▸ **Given material**
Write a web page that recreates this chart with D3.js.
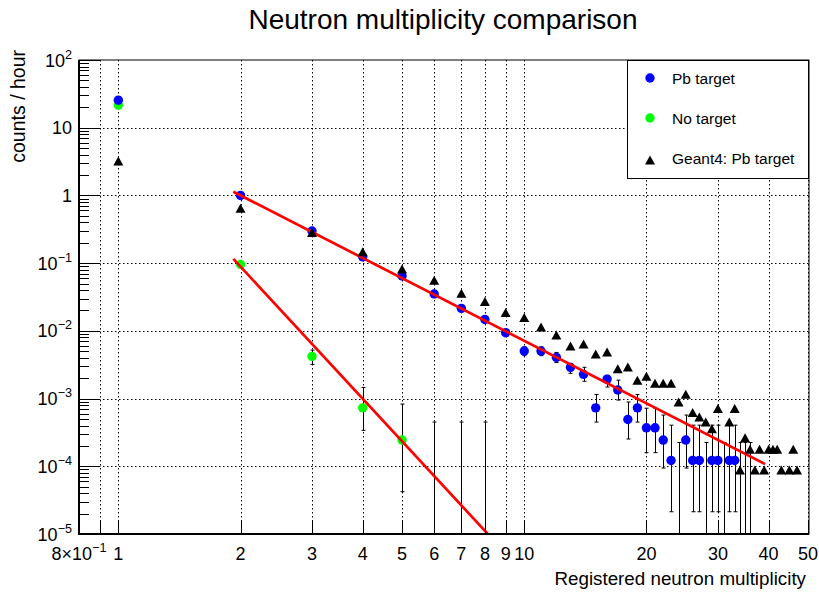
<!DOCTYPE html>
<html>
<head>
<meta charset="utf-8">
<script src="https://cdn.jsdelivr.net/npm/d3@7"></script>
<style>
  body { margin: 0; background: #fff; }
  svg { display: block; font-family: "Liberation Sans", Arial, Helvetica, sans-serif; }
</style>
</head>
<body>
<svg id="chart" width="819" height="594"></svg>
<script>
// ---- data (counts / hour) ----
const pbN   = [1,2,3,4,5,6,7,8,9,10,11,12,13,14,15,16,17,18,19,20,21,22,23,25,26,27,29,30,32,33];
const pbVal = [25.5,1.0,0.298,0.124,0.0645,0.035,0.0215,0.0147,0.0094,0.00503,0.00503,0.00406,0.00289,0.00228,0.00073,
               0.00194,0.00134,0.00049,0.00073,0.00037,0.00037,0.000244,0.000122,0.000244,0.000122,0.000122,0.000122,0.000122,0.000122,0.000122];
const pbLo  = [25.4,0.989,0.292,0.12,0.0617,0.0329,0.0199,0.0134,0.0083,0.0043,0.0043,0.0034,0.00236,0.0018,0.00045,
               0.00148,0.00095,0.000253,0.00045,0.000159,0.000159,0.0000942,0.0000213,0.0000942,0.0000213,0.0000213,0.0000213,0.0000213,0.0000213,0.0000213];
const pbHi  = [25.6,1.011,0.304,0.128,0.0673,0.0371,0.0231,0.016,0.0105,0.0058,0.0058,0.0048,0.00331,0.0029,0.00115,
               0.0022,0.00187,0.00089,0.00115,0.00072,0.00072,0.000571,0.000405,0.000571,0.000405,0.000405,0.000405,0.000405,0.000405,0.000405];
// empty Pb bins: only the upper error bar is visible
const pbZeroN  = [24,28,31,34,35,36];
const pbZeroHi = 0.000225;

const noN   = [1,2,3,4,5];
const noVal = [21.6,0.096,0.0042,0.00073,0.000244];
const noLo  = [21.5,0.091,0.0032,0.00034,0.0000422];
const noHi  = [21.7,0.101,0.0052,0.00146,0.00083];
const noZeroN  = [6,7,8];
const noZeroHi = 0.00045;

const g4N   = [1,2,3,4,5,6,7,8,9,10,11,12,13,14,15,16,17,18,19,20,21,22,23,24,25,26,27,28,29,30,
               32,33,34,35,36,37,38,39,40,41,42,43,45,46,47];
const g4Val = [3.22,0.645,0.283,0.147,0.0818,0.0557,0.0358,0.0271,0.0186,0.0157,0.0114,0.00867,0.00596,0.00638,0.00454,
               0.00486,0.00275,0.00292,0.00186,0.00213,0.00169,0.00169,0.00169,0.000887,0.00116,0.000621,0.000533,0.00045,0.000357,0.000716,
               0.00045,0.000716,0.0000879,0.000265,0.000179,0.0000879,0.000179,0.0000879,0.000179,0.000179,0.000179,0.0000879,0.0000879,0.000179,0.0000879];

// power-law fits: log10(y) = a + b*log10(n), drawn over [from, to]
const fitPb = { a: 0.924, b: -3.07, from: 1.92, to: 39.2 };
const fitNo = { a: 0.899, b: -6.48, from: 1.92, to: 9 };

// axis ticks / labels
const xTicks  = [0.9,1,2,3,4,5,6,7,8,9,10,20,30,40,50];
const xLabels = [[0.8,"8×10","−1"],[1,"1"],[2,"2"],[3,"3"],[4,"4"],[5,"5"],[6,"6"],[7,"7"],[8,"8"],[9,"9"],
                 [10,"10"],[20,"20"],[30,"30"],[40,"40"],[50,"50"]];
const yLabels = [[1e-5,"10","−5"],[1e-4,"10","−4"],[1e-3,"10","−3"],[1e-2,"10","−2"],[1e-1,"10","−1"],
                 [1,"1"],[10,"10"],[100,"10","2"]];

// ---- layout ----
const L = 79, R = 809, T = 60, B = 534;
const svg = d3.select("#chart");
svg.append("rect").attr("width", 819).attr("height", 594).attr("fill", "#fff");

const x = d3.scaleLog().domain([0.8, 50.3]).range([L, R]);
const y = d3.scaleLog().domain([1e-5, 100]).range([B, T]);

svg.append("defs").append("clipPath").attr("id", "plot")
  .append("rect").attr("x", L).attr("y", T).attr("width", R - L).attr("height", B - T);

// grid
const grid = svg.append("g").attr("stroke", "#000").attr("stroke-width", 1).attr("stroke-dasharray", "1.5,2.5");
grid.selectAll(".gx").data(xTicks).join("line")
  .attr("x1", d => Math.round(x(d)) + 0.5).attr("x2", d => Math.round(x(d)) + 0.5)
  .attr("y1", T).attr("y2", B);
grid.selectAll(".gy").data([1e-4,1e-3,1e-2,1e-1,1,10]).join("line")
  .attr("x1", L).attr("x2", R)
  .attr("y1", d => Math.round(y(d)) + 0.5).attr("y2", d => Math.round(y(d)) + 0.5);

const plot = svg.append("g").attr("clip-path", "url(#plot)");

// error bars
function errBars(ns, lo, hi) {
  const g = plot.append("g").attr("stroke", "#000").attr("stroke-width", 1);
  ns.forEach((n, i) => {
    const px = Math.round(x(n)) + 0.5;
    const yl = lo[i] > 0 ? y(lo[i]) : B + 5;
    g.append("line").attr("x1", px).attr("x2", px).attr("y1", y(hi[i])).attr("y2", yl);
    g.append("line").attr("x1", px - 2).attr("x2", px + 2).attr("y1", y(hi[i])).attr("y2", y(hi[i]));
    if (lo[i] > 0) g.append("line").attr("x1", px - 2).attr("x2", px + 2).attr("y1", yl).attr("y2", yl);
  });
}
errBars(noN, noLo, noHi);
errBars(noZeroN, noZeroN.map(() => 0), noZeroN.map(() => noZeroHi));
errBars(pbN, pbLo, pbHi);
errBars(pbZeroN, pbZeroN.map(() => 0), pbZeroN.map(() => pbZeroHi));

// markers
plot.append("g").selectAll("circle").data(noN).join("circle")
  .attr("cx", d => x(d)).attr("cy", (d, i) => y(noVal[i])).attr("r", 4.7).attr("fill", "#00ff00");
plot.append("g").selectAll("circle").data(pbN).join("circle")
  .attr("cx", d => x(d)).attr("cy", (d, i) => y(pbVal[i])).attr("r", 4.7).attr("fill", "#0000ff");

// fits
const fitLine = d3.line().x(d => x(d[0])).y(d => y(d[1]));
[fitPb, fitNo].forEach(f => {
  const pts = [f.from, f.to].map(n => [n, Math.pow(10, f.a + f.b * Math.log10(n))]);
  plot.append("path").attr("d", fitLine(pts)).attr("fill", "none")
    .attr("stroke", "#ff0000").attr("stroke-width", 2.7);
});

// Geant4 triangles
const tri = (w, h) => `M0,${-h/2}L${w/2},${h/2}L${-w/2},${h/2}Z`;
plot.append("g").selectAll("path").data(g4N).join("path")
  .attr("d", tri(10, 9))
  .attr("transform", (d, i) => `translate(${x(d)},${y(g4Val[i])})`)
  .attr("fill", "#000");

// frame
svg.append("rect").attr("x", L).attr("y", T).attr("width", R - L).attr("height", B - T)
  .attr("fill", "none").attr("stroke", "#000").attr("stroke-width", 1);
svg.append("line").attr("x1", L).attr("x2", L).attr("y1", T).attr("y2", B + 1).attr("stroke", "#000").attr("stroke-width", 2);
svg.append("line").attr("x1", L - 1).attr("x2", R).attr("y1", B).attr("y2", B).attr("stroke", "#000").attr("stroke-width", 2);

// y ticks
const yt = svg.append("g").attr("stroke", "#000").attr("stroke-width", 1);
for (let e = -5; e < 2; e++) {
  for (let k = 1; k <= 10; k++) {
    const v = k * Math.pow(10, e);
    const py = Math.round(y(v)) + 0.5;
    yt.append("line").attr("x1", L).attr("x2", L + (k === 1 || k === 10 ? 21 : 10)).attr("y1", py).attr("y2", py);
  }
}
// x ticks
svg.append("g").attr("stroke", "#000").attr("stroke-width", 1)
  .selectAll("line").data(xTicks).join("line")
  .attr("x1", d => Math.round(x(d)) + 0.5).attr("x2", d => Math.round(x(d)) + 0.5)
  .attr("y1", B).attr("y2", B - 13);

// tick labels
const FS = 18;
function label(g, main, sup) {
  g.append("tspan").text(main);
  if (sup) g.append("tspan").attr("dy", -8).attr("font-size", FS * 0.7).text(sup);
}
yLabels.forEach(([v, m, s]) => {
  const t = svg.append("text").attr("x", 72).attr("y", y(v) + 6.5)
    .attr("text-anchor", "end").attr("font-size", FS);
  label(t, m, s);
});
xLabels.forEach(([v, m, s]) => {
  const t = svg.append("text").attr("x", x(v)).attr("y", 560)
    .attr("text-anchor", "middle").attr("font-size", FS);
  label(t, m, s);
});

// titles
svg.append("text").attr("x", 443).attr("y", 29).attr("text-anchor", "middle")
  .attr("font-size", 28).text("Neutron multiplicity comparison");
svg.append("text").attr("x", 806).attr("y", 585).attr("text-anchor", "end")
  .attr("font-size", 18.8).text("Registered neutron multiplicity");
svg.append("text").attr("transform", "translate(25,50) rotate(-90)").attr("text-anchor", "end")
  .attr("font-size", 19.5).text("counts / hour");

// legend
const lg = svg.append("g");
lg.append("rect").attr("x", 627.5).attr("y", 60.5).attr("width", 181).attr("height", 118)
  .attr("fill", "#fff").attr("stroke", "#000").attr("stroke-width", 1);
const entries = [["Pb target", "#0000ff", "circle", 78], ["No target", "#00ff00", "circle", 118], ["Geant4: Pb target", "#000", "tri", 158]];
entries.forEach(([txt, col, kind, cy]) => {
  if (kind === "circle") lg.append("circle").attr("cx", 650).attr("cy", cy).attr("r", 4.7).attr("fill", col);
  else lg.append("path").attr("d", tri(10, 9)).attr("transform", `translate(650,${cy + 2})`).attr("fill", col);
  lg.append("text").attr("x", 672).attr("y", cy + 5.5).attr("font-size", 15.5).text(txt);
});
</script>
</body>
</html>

▸ **Stated goal**
Find the lines containing "chart" and pull them out.

▸ **Complete output**
Write a web page that recreates this chart with D3.js.
<svg id="chart" width="819" height="594"></svg>
const svg = d3.select("#chart");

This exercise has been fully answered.